As a workaround, you could try implementing voice detection using the pyannote on your local machine before sending the audio to openlrc.
It should be fixed with the latest version of Faster-Whisper in v1.6.0. Please reopen it if the issue persists.
Thank you for following this issue and releasing version 1.6.0.
In fast-whisper==1.1.0(with openlrc==1.6.0), VadOptions has member named onset(not threshold)

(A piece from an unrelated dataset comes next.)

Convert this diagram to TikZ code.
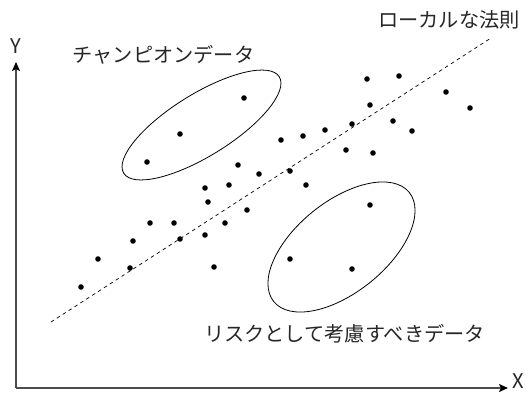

# https://github.com/SYSTRAN/faster-whisper/blob/v1.1.0/faster_whisper/vad.py#L37
class VadOptions:
onset: float = 0.5
Thus cause following error:
File "/home/user00/gitspace/video_tools/.venv/lib/python3.11/site-packages/openlrc/openlrc.py", line 122, in produce_transcriptions
segments, info = self.transcriber.transcribe(audio_path, language=src_lang)
^^^^^^^^^^^^^^^^^^^^^^^^^^^^^^^^^^^^^^^^^^^^^^^^^^^^^^^^^^
File "/home/user00/gitspace/video_tools/.venv/lib/python3.11/site-packages/openlrc/transcribe.py", line 86, in transcribe
seg_gen, info = self.whisper_model.transcribe(
^^^^^^^^^^^^^^^^^^^^^^^^^^^^^^
File "/home/user00/gitspace/video_tools/.venv/lib/python3.11/site-packages/faster_whisper/transcribe.py", line 404, in transcribe
vad_parameters = VadOptions(
^^^^^^^^^^^
TypeError: VadOptions.__init__() got an unexpected keyword argument 'threshold'
Specifying dependencies as the following commit versions can solve this problem.
faster-whisper = { url = "https://github.com/SYSTRAN/faster-whisper/archive/8327d8cc647266ed66f6cd878cf97eccface7351.tar.gz" }
Thanks! I've updated this dependency.